The Good Shepherd not only gives His sheep eternal life, but He also keeps them from perishing eternally and from anyone snatching them out of His hand. We indeed live as sheep in the midst of wolves (Matthew 10:16), wolves that would like to snatch us sheep away from the flock (John 10:12), but no one is able to snatch us from the Good Shepherd. Judas Iscariot, who betrayed Jesus, was lost of his own accord (John 17:12; 18:9), and he is a warning to us of the danger of not abiding in Jesus (John 15:6). Unlike Judas, we do not fail to repent of our sin, and we also do not despair of our salvation (Formula of Concord Solid Declaration XI:12), but we let God, Who has predestined us to salvation, lead us to repent and believe and thereby strengthen our faith, assuring us of our salvation, through His means of grace. All of the power that the Father, the Son, and the Holy Spirit share so works for our good!

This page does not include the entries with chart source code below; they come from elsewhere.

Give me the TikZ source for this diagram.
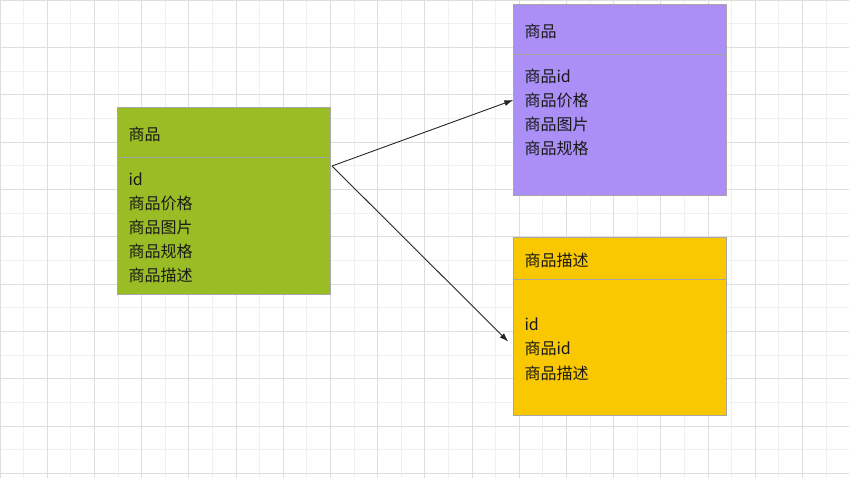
\documentclass[tikz,border=0pt]{standalone}
\usepackage{fontspec}
\setmainfont{Noto Sans CJK SC}
\usetikzlibrary{arrows.meta,calc}

\definecolor{gridminor}{HTML}{F0F0F0}
\definecolor{gridmajor}{HTML}{DEDEDE}
\definecolor{goodsgreen}{HTML}{9ABD26}
\definecolor{goodspurple}{HTML}{AB8FF7}
\definecolor{descyellow}{HTML}{F9C800}
\definecolor{boxborder}{HTML}{A6A6A6}

\begin{document}
\begin{tikzpicture}[>={Latex[length=9pt,width=6pt]}, x=1pt, y=-1pt]
			\tikzstyle{table}=[draw=boxborder, line width=1pt, rectangle, inner sep=0pt, anchor=north west, minimum width=213pt]
			\tikzstyle{divider}=[draw=boxborder, line width=0.8pt]
			\tikzstyle{field}=[anchor=base west, inner sep=0pt, text=black!90, font=\fontsize{16}{24}\selectfont]
			\tikzstyle{link}=[->, line width=0.9pt, draw=black!85]

			\useasboundingbox (0,0) rectangle (849,478);

			% background grid
			\foreach \i in {0,...,36} \draw [gridminor, line width=1pt] (\i*23.6,0) -- (\i*23.6,478);
			\foreach \j in {0,...,20} \draw [gridminor, line width=1pt] (0,0.3+\j*23.65) -- (849,0.3+\j*23.65);
			\foreach \i in {0,...,18} \draw [gridmajor, line width=1pt] (\i*47.2,0) -- (\i*47.2,478);
			\foreach \j in {0,...,10} \draw [gridmajor, line width=1pt] (0,0.3+\j*47.3) -- (849,0.3+\j*47.3);

			% source table
			\node (green) [table, fill=goodsgreen, minimum width=212.7pt, minimum height=187.2pt] at (117.3,107.3) {};
			\draw [divider] ($(green.north west)+(0,50)$) -- ($(green.north east)+(0,50)$);
			\node (gtitle) [field] at ($(green.north west)+(11,33.5)$) {商品};
			\foreach \t [count=\i] in {id,商品价格,商品图片,商品规格,商品描述}
				\node (gf\i) [field] at ($(green.north west)+(11,54+24*\i)$) {\t};

			% split table: goods
			\node (purple) [table, fill=goodspurple, minimum height=190.7pt] at (513.3,4.3) {};
			\draw [divider] ($(purple.north west)+(0,49.7)$) -- ($(purple.north east)+(0,49.7)$);
			\node (ptitle) [field] at ($(purple.north west)+(11,33)$) {商品};
			\foreach \t [count=\i] in {商品id,商品价格,商品图片,商品规格}
				\node (pf\i) [field] at ($(purple.north west)+(11,54.7+24*\i)$) {\t};

			% split table: description
			\node (yellow) [table, fill=descyellow, minimum height=177.7pt] at (513.3,237.3) {};
			\draw [divider] ($(yellow.north west)+(0,42)$) -- ($(yellow.north east)+(0,42)$);
			\node (ytitle) [field] at ($(yellow.north west)+(11,29)$) {商品描述};
			\foreach \t [count=\i] in {id,商品id,商品描述}
				\node (yf\i) [field] at ($(yellow.north west)+(11,68.3+24.5*\i)$) {\t};

			% links
			\coordinate (split) at ($(green.north east)+(1,58.7)$);
			\coordinate (descend) at ($(yellow.north west)+(-5,104.4)$);
			\draw [link] (split) -- ($(purple.north west)+(0,95.7)$);
			\draw [link] (split) -- (descend);
\end{tikzpicture}
\end{document}
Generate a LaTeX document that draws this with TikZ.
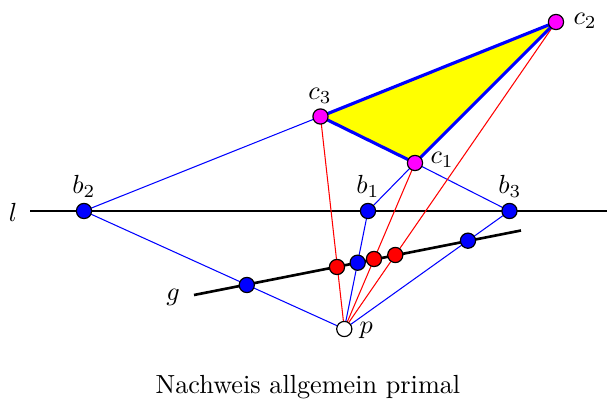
\documentclass[tikz,border=0pt]{standalone}
\definecolor{mag}{RGB}{255,0,255}
\definecolor{yel}{RGB}{255,255,0}
\definecolor{blu}{RGB}{0,0,255}
\definecolor{rd}{RGB}{255,0,0}
\begin{document}
\begin{tikzpicture}[x=0.3815pt,y=-0.3815pt,
  pt/.style={circle,draw=black,line width=0.45pt,inner sep=0pt,minimum size=5.8pt},
  bpt/.style={pt,fill=blu},
  rpt/.style={pt,fill=rd},
  mpt/.style={pt,fill=mag},
  wpt/.style={pt,fill=white},
  bl/.style={blu,line width=0.4pt},
  rl/.style={rd,line width=0.4pt},
  lbl/.style={inner sep=0pt}]
\useasboundingbox (0,0) rectangle (607,403);
% coordinates
\coordinate (C1) at (415,163);
\coordinate (C2) at (556,22);
\coordinate (C3) at (320.5,116.5);
\coordinate (B1) at (368,211);
\coordinate (B2) at (84,211);
\coordinate (B3) at (509.5,211);
\coordinate (P) at (344.3,329);
\coordinate (L0) at (30.5,211);
\coordinate (L1) at (607,211);
\coordinate (G0) at (194,295);
\coordinate (G1) at (521,230.5);
% triangle
\fill[yel] (C1) -- (C2) -- (C3) -- cycle;
% line l
\draw[line width=0.4pt] (L0) -- (L1);
% blue thin lines
\draw[bl] (B2) -- (C3);
\draw[bl] (B2) -- (P);
\draw[bl] (B1) -- (C1);
\draw[bl] (B1) -- (P);
\draw[bl] (B3) -- (C1);
\draw[bl] (B3) -- (P);
% red lines
\draw[rl] (C3) -- (P);
\draw[rl] (C1) -- (P);
\draw[rl] (C2) -- (P);
% triangle border
\draw[blu,line width=1.2pt,line join=round] (C1) -- (C2) -- (C3) -- cycle;
% line g
\draw[line width=1pt] (G0) -- (G1);
% points on g
\node[bpt] (q2) at (246.8,285) {};
\node[rpt] (r3) at (337,267) {};
\node[bpt] (q1) at (357.7,262.7) {};
\node[rpt] (r1) at (374,259) {};
\node[rpt] (r2) at (395.3,255) {};
\node[bpt] (q3) at (468,240.7) {};
% main points
\node[bpt] (b1) at (B1) {};
\node[bpt] (b2) at (B2) {};
\node[bpt] (b3) at (B3) {};
\node[mpt] (c1) at (C1) {};
\node[mpt] (c2) at (C2) {};
\node[mpt] (c3) at (C3) {};
\node[wpt] (p) at (P) {};
% labels
\node[lbl,anchor=west] (lc2) at (573,21) {$c_2$};
\node[lbl] (lc3) at (320,96) {$c_3$};
\node[lbl,anchor=west] (lc1) at (430,160) {$c_1$};
\node[lbl] (lb2) at (84,186) {$b_2$};
\node[lbl] (lb1) at (368,186) {$b_1$};
\node[lbl] (lb3) at (510,186) {$b_3$};
\node[lbl,anchor=west] (lp) at (359,330) {$p$};
\node[lbl] (ll) at (13,212) {$l$};
\node[lbl] (lg) at (173,297) {$g$};
\node[lbl,anchor=base] (cap) at (308,394) {Nachweis allgemein primal};
\end{tikzpicture}
\end{document}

An old European folk saying associated with infant Baptism supposedly says, “We took you to church a heathen; we brought you home a Christian”; Jaroslav Vajda said he translated that saying in today’s Baptismal hymn with the words (Rimbach, #842, HS’98: Handbook, 106): “Here we bring a child of nature; / Home we take a newborn creature” (LSB 593:4). That total transformation and the resulting gift of eternal life are Lucy June’s, and that total transformation and the resulting gift of eternal life are each one of ours. In the words of today’s Epistle Reading (Revelation 7:9-17), our Good Shepherd has guided us to springs of living water: the Baptismal Font (confer Isaiah 49:10). So, already now we who are so Baptized join all the company of heaven in the eternal worship of our Triune God. The Good Shepherd gives His sheep eternal life. We will never perish, and no one will snatch us out of His hand. We will dwell forever in the house of the Lord, our Good Shepherd (Psalm 23:6).

Amen.

Alleluia! Christ is risen! (He is risen indeed! Alleluia!)

The peace of God, which passes all understanding, keep your hearts and minds in Christ Jesus. Amen.